An eight-year project has been hailed for helping to establish a stronger skills development system in Bangladesh, and paving the way for a number of new skills-related initiatives in the country.

The observations marked the end of the Technical and Vocational Education and Training (TVET) Reform Project, which was supported by the International Labour Organization (ILO) and funded by the European Union (EU), and ran from 2007 to December 2015.

"During its lifespan the TVET reform project has helped address many of the structural weaknesses in the national skills system," explained Srinivas Reddy, ILO country director for Bangladesh.

"Fundamental to this has been the development of a new National Skills Development Policy which provides a firm foundation for the future development of skills in Bangladesh."

In addition to the development of the National Skills Development Policy, major achievements which the project contributed to include the adoption of a National Vocational Qualification Framework (NVQF) by the government.

"The National Vocational Qualification Framework allows skills gained from all technical training centres to be equally recognised and will greatly aid local workplace mobility. International recognition of these qualifications will also help workers seeking employment opportunities overseas," Reddy said.

The project played a major role in helping bridge the mismatch between industry skills demand and the courses being taught in training institutions. A number of Industry Skills Councils have been created to provide the link between training and employment while public-private partnerships between training institutes and industry have also been successfully launched.
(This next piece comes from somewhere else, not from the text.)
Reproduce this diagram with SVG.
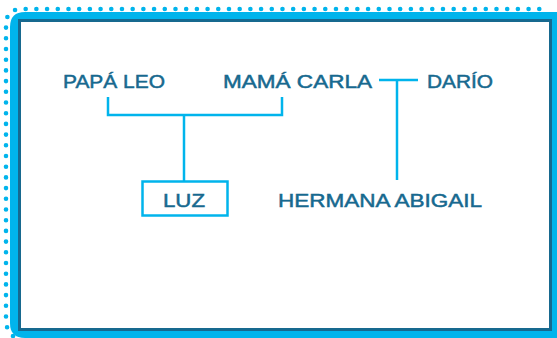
<svg xmlns="http://www.w3.org/2000/svg" width="557" height="338" viewBox="0 0 557 338">
<style>
.t{font-family:"Liberation Sans",Arial,sans-serif;font-size:19px;fill:#17698f;stroke:#17698f;stroke-width:0.5;}
.c{fill:none;stroke:#00b4ec;stroke-width:2.5;}
</style>
<g id="frame">
<path d="M13 336 Q6 330 6 320 L6 25 Q6 9 22 9 L548 9" fill="none" stroke="#00b4ec" stroke-width="4.6" stroke-linecap="round" stroke-dasharray="0 10.7"/>
<path d="M25 12 L557 12 L557 338 L25 338 Q10 338 10 323 L10 27 Q10 12 25 12 Z" fill="#00b4ec"/>
<rect x="19.5" y="20.5" width="531" height="309" fill="#ffffff" stroke="#17698f" stroke-width="3"/>
</g>
<g id="connectors">
<path class="c" d="M108 97 V115 H282 V97"/>
<path class="c" d="M184 115 V181"/>
<path class="c" d="M379 80 H418"/>
<path class="c" d="M397 80 V180"/>
</g>
<g id="papa-leo"><text class="t" x="63" y="88" textLength="102" lengthAdjust="spacingAndGlyphs">PAPÁ LEO</text></g>
<g id="mama-carla"><text class="t" x="223" y="88" textLength="149" lengthAdjust="spacingAndGlyphs">MAMÁ CARLA</text></g>
<g id="dario"><text class="t" x="427" y="88" textLength="66" lengthAdjust="spacingAndGlyphs">DARÍO</text></g>
<g id="luz">
<rect x="142.5" y="181.5" width="85" height="34" fill="#ffffff" stroke="#00b4ec" stroke-width="2.5"/>
<text class="t" x="163" y="207" textLength="42" lengthAdjust="spacingAndGlyphs">LUZ</text>
</g>
<g id="hermana-abigail"><text class="t" x="278" y="207" textLength="204" lengthAdjust="spacingAndGlyphs">HERMANA ABIGAIL</text></g>
</svg>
In addition, teaching skills of instructors have been improved with quality and competency standards also developed. The apprenticeship system has been reinvigorated and efforts made to ensure inclusion in the workforce, such as for disabled workers and women.

In addition, the Government has reactivated the National Skills Development Council chaired by the Prime Minister to act as a coordination mechanism between the various ministries involved in skills development.

"We are extremely satisfied with the outcome and achievements of the TVET programme," added EU Ambassador Pierre Mayaudon. "The National Skills Development Policy and Skills Council will both play a key role. Meanwhile, more than 10,000 young people including those with disabilities have been trained which is high on the agenda of the EU."

Work of the TVET Reform in Bangladesh Project is being built upon by skills-related initiatives funded by a variety of other donors. Amongst these is ILO's Canadian-funded Bangladesh Skills for Employment and Productivity (B-SEP) Project which aims to make skills in Bangladesh nationally recognised, accessible to all, higher quality and directly linked to jobs.